PROMPT: Look through the data below and extract, unchanged, the lines from the one that contains "Write a Python" to the one that contains "lw=1.2, transform=trans, clip_on=False)", both included.

* start DATA EXTRACT *

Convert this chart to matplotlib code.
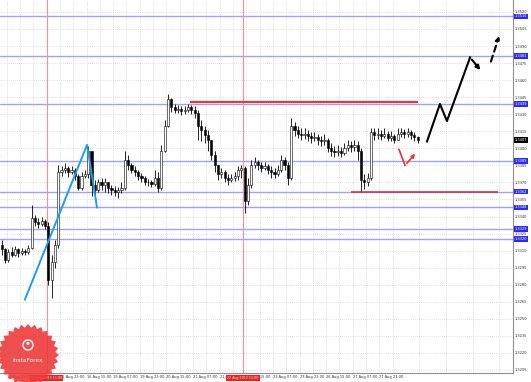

* end DATA EXTRACT *
* start DATA EXTRACT *

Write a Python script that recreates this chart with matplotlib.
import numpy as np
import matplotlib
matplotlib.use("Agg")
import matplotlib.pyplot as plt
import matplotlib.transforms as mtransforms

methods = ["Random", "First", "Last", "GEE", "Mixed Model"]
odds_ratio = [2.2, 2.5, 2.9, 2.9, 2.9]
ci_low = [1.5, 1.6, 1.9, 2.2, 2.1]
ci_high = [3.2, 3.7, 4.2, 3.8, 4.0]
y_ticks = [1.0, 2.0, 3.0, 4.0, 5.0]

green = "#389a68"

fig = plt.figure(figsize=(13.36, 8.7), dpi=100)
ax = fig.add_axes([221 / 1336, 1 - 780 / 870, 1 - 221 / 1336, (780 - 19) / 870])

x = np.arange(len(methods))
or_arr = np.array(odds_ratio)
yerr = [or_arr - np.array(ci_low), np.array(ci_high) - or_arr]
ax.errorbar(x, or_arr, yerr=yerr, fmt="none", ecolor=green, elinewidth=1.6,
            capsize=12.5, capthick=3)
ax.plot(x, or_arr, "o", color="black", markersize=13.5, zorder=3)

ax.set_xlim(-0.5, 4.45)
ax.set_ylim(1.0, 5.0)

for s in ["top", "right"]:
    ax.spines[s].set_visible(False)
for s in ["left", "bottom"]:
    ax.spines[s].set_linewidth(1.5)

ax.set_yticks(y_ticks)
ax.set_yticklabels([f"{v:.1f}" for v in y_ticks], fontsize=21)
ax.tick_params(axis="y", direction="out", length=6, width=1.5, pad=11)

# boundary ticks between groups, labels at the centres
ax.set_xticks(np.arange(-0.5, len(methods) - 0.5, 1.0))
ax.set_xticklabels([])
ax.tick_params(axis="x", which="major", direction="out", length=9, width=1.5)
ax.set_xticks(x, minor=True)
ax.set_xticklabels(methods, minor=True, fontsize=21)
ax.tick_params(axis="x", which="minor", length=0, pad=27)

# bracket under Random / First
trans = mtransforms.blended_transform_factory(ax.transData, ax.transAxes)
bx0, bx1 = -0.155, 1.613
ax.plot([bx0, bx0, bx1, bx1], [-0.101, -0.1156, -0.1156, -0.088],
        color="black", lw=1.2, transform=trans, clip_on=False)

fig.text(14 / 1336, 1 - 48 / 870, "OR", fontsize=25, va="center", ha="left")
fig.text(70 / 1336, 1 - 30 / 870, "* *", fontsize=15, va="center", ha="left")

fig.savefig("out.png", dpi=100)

* end DATA EXTRACT *
* start DATA EXTRACT *

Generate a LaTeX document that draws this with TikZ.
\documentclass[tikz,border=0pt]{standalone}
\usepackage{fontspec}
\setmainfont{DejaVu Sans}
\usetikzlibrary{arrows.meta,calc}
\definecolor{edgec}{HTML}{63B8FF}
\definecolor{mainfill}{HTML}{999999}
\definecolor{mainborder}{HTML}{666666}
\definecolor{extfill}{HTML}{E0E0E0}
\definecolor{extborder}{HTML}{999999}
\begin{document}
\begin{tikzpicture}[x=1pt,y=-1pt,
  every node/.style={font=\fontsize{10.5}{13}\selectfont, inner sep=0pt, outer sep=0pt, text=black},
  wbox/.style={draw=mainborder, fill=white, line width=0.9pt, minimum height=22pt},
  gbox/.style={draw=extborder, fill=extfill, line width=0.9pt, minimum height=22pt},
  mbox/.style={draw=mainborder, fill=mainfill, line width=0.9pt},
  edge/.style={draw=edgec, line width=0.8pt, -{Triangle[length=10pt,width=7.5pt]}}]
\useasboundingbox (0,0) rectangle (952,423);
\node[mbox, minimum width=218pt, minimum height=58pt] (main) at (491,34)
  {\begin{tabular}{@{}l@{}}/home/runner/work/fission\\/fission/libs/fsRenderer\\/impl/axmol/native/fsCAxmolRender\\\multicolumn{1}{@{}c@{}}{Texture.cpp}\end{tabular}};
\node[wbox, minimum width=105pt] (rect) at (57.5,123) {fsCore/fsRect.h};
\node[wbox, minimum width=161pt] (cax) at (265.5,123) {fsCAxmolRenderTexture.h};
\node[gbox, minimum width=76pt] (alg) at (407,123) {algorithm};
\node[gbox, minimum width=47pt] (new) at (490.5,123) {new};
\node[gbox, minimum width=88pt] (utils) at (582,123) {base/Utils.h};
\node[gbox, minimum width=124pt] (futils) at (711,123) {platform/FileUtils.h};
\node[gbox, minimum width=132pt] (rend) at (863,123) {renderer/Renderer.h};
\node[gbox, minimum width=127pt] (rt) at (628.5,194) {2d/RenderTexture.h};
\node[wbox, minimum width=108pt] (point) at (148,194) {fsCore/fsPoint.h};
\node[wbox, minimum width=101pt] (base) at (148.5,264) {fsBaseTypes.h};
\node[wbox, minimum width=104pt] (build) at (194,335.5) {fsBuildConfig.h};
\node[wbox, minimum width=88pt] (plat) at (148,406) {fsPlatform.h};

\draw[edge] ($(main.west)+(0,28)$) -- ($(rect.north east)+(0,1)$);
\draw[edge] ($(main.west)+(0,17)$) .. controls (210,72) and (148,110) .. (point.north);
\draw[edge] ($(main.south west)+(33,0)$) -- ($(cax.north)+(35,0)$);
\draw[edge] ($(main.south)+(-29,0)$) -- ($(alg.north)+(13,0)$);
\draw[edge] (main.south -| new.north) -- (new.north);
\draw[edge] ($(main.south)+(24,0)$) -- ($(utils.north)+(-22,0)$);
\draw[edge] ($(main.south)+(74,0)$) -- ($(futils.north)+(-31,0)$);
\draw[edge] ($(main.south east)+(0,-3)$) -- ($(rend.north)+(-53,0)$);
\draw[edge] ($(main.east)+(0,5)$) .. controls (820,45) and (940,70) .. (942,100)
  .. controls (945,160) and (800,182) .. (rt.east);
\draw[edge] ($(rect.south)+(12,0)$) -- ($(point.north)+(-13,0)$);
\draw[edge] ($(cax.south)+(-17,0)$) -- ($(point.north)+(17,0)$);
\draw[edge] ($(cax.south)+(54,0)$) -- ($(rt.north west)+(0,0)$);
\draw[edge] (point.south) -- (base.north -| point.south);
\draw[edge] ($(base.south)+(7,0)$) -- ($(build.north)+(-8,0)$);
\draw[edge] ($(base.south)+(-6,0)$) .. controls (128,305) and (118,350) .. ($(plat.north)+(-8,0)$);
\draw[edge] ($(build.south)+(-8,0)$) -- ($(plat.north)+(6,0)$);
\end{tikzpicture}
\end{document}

* end DATA EXTRACT *

SOLUTION TO THE EXERCISE:
Write a Python script that recreates this chart with matplotlib.
import numpy as np
import matplotlib
matplotlib.use("Agg")
import matplotlib.pyplot as plt
import matplotlib.transforms as mtransforms

methods = ["Random", "First", "Last", "GEE", "Mixed Model"]
odds_ratio = [2.2, 2.5, 2.9, 2.9, 2.9]
ci_low = [1.5, 1.6, 1.9, 2.2, 2.1]
ci_high = [3.2, 3.7, 4.2, 3.8, 4.0]
y_ticks = [1.0, 2.0, 3.0, 4.0, 5.0]

green = "#389a68"

fig = plt.figure(figsize=(13.36, 8.7), dpi=100)
ax = fig.add_axes([221 / 1336, 1 - 780 / 870, 1 - 221 / 1336, (780 - 19) / 870])

x = np.arange(len(methods))
or_arr = np.array(odds_ratio)
yerr = [or_arr - np.array(ci_low), np.array(ci_high) - or_arr]
ax.errorbar(x, or_arr, yerr=yerr, fmt="none", ecolor=green, elinewidth=1.6,
            capsize=12.5, capthick=3)
ax.plot(x, or_arr, "o", color="black", markersize=13.5, zorder=3)

ax.set_xlim(-0.5, 4.45)
ax.set_ylim(1.0, 5.0)

for s in ["top", "right"]:
    ax.spines[s].set_visible(False)
for s in ["left", "bottom"]:
    ax.spines[s].set_linewidth(1.5)

ax.set_yticks(y_ticks)
ax.set_yticklabels([f"{v:.1f}" for v in y_ticks], fontsize=21)
ax.tick_params(axis="y", direction="out", length=6, width=1.5, pad=11)

# boundary ticks between groups, labels at the centres
ax.set_xticks(np.arange(-0.5, len(methods) - 0.5, 1.0))
ax.set_xticklabels([])
ax.tick_params(axis="x", which="major", direction="out", length=9, width=1.5)
ax.set_xticks(x, minor=True)
ax.set_xticklabels(methods, minor=True, fontsize=21)
ax.tick_params(axis="x", which="minor", length=0, pad=27)

# bracket under Random / First
trans = mtransforms.blended_transform_factory(ax.transData, ax.transAxes)
bx0, bx1 = -0.155, 1.613
ax.plot([bx0, bx0, bx1, bx1], [-0.101, -0.1156, -0.1156, -0.088],
        color="black", lw=1.2, transform=trans, clip_on=False)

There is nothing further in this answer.